» Raw data
____________________
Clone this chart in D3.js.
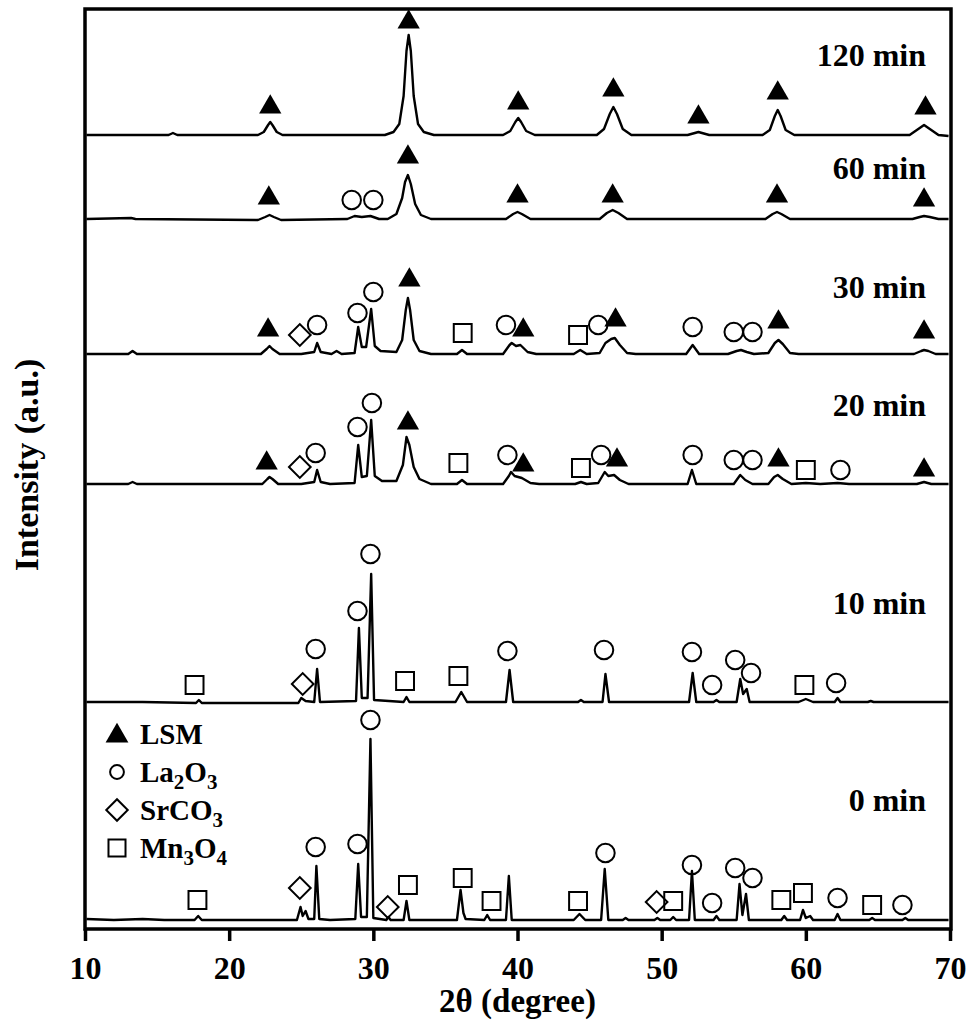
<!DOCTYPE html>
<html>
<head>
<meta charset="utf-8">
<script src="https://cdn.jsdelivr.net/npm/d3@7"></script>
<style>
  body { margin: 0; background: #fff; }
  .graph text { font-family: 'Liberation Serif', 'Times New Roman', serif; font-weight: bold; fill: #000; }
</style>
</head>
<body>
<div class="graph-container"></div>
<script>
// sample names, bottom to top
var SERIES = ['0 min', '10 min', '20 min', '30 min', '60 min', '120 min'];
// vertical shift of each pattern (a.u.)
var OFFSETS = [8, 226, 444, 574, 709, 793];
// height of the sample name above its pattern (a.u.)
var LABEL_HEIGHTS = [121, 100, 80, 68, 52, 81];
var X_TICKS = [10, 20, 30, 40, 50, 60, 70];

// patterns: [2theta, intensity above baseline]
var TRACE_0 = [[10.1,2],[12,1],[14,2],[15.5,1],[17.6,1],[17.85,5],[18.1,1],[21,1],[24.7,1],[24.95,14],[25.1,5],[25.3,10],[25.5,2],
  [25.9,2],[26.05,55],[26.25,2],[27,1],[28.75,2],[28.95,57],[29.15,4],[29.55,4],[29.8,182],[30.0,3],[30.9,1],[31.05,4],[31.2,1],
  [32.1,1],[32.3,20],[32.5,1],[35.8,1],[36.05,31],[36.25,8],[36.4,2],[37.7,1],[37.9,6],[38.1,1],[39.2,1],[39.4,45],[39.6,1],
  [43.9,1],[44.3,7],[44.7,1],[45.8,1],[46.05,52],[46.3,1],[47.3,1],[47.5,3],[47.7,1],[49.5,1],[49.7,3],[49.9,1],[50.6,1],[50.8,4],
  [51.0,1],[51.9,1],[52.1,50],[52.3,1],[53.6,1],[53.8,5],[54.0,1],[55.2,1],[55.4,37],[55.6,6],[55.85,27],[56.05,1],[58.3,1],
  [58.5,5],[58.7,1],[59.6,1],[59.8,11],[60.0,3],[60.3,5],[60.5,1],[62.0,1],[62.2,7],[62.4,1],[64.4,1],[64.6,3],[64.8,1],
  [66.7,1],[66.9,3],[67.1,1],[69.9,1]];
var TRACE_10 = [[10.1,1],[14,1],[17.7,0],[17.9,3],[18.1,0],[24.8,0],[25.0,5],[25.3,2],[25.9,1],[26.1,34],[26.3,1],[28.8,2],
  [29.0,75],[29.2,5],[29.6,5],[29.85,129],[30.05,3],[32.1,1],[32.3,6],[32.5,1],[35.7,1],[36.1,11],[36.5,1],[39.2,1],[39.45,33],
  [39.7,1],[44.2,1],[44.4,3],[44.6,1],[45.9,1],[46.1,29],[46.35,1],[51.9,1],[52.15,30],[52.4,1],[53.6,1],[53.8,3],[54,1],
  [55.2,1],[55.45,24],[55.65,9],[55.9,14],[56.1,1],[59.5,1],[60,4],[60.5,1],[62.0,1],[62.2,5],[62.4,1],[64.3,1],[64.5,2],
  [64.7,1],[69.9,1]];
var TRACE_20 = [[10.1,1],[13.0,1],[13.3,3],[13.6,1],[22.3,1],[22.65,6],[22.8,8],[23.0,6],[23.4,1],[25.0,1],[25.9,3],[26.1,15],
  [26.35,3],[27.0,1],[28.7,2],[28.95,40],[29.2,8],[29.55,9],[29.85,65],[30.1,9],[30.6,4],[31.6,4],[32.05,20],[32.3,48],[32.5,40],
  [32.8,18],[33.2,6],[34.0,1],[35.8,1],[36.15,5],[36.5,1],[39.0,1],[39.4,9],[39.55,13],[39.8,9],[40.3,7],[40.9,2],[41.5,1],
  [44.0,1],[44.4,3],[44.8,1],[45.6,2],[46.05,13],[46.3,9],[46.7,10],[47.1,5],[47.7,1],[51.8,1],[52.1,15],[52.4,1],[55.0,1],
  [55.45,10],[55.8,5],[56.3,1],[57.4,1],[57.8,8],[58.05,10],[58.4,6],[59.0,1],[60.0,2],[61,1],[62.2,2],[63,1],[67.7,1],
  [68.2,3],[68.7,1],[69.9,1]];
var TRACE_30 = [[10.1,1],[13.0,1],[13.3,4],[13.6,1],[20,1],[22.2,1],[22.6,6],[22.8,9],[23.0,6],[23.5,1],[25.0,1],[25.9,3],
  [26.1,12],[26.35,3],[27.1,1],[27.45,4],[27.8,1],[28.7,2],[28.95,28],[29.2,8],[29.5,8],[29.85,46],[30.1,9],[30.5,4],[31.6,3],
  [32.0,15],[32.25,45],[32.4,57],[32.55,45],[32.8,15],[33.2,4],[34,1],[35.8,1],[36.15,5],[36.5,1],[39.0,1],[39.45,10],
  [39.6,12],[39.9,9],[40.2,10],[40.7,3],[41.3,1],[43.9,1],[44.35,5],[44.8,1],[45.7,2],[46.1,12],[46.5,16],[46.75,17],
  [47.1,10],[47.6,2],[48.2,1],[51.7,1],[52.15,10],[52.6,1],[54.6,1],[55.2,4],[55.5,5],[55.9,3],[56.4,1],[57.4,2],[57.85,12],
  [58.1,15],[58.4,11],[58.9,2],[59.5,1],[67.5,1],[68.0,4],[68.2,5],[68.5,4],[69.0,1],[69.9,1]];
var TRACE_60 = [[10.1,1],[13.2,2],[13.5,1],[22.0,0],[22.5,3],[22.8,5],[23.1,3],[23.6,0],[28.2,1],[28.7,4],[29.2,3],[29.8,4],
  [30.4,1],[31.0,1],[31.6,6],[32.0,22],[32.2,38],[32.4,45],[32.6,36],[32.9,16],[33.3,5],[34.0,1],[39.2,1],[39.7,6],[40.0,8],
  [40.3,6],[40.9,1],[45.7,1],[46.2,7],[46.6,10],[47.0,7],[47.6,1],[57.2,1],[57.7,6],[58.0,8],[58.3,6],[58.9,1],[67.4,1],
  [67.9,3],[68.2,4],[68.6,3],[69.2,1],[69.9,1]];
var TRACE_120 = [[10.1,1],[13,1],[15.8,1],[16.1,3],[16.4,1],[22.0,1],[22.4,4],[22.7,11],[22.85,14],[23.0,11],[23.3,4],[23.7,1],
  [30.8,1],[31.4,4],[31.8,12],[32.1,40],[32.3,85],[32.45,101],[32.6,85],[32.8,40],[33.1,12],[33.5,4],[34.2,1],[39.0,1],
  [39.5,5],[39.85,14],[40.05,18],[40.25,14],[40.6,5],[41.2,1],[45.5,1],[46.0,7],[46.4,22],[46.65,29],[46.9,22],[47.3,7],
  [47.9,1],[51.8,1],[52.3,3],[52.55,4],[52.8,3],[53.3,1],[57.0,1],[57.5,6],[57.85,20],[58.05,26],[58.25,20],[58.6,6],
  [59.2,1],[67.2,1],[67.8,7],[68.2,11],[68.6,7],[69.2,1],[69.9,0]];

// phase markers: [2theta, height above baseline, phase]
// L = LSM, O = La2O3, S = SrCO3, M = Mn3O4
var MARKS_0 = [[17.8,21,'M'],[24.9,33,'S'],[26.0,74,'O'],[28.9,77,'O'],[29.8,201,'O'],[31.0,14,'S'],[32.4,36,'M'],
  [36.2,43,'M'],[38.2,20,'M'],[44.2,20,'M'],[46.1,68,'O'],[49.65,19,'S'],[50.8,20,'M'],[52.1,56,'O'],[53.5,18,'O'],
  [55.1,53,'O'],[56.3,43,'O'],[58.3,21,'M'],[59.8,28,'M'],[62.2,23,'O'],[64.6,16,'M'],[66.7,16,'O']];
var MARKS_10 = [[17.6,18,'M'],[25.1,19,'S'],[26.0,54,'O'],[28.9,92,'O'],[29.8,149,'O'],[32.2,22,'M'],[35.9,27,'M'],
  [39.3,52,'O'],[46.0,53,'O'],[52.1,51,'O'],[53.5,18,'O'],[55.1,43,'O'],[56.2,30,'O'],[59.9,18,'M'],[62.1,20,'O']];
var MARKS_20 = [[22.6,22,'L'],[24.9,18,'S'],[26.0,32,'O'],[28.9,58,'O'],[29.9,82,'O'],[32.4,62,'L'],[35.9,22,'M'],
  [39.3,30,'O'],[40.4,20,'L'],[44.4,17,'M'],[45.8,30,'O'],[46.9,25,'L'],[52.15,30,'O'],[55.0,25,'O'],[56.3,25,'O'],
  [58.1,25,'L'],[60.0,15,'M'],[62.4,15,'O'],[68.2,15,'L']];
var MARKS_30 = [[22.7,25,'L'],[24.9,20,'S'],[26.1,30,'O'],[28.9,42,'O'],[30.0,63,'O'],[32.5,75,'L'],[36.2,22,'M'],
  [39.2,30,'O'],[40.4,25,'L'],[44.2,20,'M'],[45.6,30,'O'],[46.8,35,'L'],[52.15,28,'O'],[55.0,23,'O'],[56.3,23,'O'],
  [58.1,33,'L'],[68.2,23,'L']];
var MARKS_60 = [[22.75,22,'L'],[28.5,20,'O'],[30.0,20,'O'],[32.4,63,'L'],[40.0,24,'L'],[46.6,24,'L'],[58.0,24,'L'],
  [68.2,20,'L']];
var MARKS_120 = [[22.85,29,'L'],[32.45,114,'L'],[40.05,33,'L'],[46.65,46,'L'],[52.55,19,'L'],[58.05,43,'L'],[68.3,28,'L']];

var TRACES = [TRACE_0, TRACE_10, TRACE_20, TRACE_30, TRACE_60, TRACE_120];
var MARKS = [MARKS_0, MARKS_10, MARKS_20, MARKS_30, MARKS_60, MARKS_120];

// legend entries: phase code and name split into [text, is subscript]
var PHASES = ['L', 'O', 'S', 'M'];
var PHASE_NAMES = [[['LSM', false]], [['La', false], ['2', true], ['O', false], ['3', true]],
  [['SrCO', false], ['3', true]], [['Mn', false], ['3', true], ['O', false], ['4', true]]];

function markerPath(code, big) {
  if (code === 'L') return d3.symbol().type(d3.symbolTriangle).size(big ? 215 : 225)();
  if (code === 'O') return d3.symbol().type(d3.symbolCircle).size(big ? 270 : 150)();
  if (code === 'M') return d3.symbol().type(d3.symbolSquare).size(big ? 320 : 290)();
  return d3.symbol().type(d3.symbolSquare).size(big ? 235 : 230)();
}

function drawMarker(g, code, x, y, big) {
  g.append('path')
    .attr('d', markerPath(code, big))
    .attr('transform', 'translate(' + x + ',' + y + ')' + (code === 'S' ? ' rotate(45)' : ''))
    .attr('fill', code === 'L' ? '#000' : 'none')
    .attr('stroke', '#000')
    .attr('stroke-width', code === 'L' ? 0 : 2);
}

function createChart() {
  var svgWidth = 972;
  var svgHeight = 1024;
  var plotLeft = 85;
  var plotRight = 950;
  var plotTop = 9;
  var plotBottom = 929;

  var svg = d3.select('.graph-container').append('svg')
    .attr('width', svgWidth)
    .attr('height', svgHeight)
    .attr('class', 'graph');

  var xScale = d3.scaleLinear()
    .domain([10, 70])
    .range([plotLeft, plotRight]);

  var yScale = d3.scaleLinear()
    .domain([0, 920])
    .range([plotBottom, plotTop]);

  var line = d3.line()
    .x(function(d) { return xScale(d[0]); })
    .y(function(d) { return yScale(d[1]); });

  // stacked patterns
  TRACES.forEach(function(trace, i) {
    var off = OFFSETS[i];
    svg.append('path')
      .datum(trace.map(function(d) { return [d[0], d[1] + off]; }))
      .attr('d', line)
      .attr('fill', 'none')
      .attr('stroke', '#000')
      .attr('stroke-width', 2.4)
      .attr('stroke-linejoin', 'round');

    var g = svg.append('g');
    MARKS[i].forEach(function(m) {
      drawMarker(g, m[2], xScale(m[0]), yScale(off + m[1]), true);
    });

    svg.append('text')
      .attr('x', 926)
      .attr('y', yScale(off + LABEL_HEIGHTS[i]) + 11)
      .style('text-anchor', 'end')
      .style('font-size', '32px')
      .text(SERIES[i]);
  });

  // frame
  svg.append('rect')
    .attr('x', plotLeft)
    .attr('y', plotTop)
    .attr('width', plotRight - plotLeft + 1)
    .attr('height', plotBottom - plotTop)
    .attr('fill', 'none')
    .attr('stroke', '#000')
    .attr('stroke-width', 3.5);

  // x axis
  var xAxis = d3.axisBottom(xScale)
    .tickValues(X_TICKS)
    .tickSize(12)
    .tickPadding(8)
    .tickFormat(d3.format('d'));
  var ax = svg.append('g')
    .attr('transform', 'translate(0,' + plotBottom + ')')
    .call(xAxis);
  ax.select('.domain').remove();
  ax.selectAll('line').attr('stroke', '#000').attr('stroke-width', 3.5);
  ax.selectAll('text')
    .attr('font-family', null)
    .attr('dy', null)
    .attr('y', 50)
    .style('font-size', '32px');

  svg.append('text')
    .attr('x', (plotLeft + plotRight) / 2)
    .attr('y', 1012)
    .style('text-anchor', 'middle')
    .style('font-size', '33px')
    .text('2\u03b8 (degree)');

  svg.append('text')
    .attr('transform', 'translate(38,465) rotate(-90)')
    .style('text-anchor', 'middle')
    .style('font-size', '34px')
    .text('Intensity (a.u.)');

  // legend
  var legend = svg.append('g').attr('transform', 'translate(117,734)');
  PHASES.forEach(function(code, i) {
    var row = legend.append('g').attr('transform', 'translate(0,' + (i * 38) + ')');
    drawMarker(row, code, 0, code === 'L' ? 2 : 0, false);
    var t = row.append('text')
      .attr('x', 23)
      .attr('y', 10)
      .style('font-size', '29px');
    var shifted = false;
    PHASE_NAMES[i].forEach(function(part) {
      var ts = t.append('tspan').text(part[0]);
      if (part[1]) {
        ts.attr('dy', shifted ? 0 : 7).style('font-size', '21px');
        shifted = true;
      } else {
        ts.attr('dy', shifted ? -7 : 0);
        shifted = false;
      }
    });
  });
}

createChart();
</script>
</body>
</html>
____________________
» Required task
Write out again exactly the lines from the start of the data above through the line containing "var X_TICKS = [10, 20, 30, 40, 50, 60, 70];", inclusive, excluding any pictures.

» Task solution
Clone this chart in D3.js.
<!DOCTYPE html>
<html>
<head>
<meta charset="utf-8">
<script src="https://cdn.jsdelivr.net/npm/d3@7"></script>
<style>
  body { margin: 0; background: #fff; }
  .graph text { font-family: 'Liberation Serif', 'Times New Roman', serif; font-weight: bold; fill: #000; }
</style>
</head>
<body>
<div class="graph-container"></div>
<script>
// sample names, bottom to top
var SERIES = ['0 min', '10 min', '20 min', '30 min', '60 min', '120 min'];
// vertical shift of each pattern (a.u.)
var OFFSETS = [8, 226, 444, 574, 709, 793];
// height of the sample name above its pattern (a.u.)
var LABEL_HEIGHTS = [121, 100, 80, 68, 52, 81];
var X_TICKS = [10, 20, 30, 40, 50, 60, 70];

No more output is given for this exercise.